Construyendo en Palma, Lisboa y Santander
Sólido, líquido, gaseoso
La arquitectura se construye con materia y gravedad, pero los edificios no siempre acaban resultando matéricos y graves. Es cierto que la tradición clásica pensó la disciplina como un equilibro entre la utilitas, la firmitas y la venustas, es decir, como un tránsito de la funcionalidad a la belleza a través de la permanencia de la arquitectura en el tiempo. Pero no es menos cierto que uno de los sueños de la modernidad fue hacer de los edificios construcciones ligeras, inmateriales, incluso obsolescentes. Si a ello se suma la evanescencia propia de nuestra época, tan alérgica a cualquier idea de cohesión y estabilidad, el resultado es que los arquitectos acabamos cayendo en una paradoja: nostálgicos de una solidez que no parece tener ya sentido, seguimos siendo reacios a entregarnos sin más al programa de obsolescencia propuesto por las vanguardias más radicales.

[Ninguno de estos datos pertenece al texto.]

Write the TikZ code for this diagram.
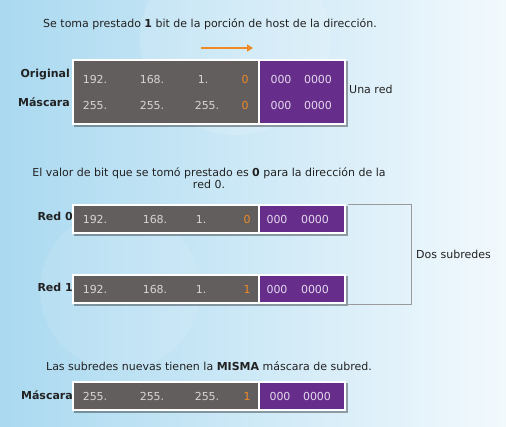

Esta paradoja puede ser una trampa, y devenir contradicción. Pero también puede ser una salida, sobre todo en contextos ambiguos, situaciones límites a medio camino entre las ciudades y el paisaje, y que, por tanto, tienen que habérselas por fuerza con la exigencia de continuidad histórica y física de la ciudad y con la condición variable y, en buena medida, imprevisible, de la naturaleza.
Salidas y no trampas pueden considerarse el Centro de Congresos y Hotel en Palma de Mallorca de Francisco Mangado, el Museo de Arte, Arquitectura y Tecnología en Lisboa de Amanda Levete y el Centro Botín en Santander de Renzo Piano: tres obras que saben manejar el requisito urbano de permanencia y el natural de evanescencia. Lo interesante es que, en cada uno de los tres casos, este equilibrio entre ciudad y paisaje se plantea de modos distintos que se podrían graduar en una especie de escala de intensidad material: sólido en el edificio en Palma, pegado a tierra, urbano y vinculado al mar sólo visualmente; líquido en el museo en Lisboa, de formas ondulantes que evocan las del río Tajo; y, finalmente, gaseoso en la obra en Santander, levantada ingrávida sobre el agua y la tierra, y cuya piel de discos irisados se acaba fundiendo con la pura atmósfera.